Exercise: Every line of the material is to be quoted verbatim, minus the pictures.

Supplied material:
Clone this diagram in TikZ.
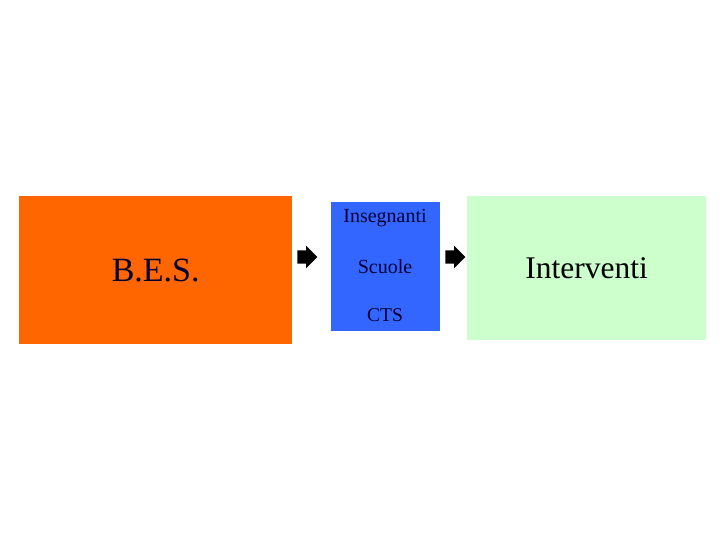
\documentclass[tikz,border=0pt]{standalone}
\usepackage{fontspec}
\setmainfont{Liberation Serif}
\usepackage{xcolor}
\usetikzlibrary{shapes.arrows}
\definecolor{besorange}{HTML}{FF6600}
\definecolor{midblue}{HTML}{3366FF}
\definecolor{lightgreen}{HTML}{CCFFCC}
\definecolor{darknavy}{HTML}{000033}
\tikzset{
  box/.style={rectangle, inner sep=0pt, anchor=north west},
  blockarrow/.style={single arrow, fill=black, draw=none, inner sep=6.5pt,
    minimum width=22pt, minimum height=18pt, single arrow head extend=4.5pt,
    single arrow head indent=0pt}
}
\begin{document}
\begin{tikzpicture}[x=1pt, y=-1pt]
  \useasboundingbox (0,0) rectangle (720,540);
  \node[box, fill=besorange, minimum width=273pt, minimum height=148pt] (bes) at (19,196) {};
  \node[box, fill=midblue, minimum width=109pt, minimum height=129pt] (mid) at (331,202) {};
  \node[box, fill=lightgreen, minimum width=239pt, minimum height=144pt] (int) at (467,196) {};
  \node[font=\fontsize{34}{36}\selectfont, text=darknavy] (bestext) at (bes.center) {B.E.S.};
  \node[font=\fontsize{31.5}{34}\selectfont] (inttext) at (int.center) {Interventi};
  \node[font=\fontsize{20}{22}\selectfont, text=darknavy] (ins) at (385,218) {Insegnanti};
  \node[font=\fontsize{20}{22}\selectfont, text=darknavy] (scu) at (385,267) {Scuole};
  \node[font=\fontsize{19.5}{22}\selectfont, text=darknavy] (cts) at (385,315) {CTS};
  \node[blockarrow] (arr1) at (304,257) {};
  \node[blockarrow] (arr2) at (452,257) {};
\end{tikzpicture}
\end{document}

Completed task:
Clone this diagram in TikZ.
\documentclass[tikz,border=0pt]{standalone}
\usepackage{fontspec}
\setmainfont{Liberation Serif}
\usepackage{xcolor}
\usetikzlibrary{shapes.arrows}
\definecolor{besorange}{HTML}{FF6600}
\definecolor{midblue}{HTML}{3366FF}
\definecolor{lightgreen}{HTML}{CCFFCC}
\definecolor{darknavy}{HTML}{000033}
\tikzset{
  box/.style={rectangle, inner sep=0pt, anchor=north west},
  blockarrow/.style={single arrow, fill=black, draw=none, inner sep=6.5pt,
    minimum width=22pt, minimum height=18pt, single arrow head extend=4.5pt,
    single arrow head indent=0pt}
}
\begin{document}
\begin{tikzpicture}[x=1pt, y=-1pt]
  \useasboundingbox (0,0) rectangle (720,540);
  \node[box, fill=besorange, minimum width=273pt, minimum height=148pt] (bes) at (19,196) {};
  \node[box, fill=midblue, minimum width=109pt, minimum height=129pt] (mid) at (331,202) {};
  \node[box, fill=lightgreen, minimum width=239pt, minimum height=144pt] (int) at (467,196) {};
  \node[font=\fontsize{34}{36}\selectfont, text=darknavy] (bestext) at (bes.center) {B.E.S.};
  \node[font=\fontsize{31.5}{34}\selectfont] (inttext) at (int.center) {Interventi};
  \node[font=\fontsize{20}{22}\selectfont, text=darknavy] (ins) at (385,218) {Insegnanti};
  \node[font=\fontsize{20}{22}\selectfont, text=darknavy] (scu) at (385,267) {Scuole};
  \node[font=\fontsize{19.5}{22}\selectfont, text=darknavy] (cts) at (385,315) {CTS};
  \node[blockarrow] (arr1) at (304,257) {};
  \node[blockarrow] (arr2) at (452,257) {};
\end{tikzpicture}
\end{document}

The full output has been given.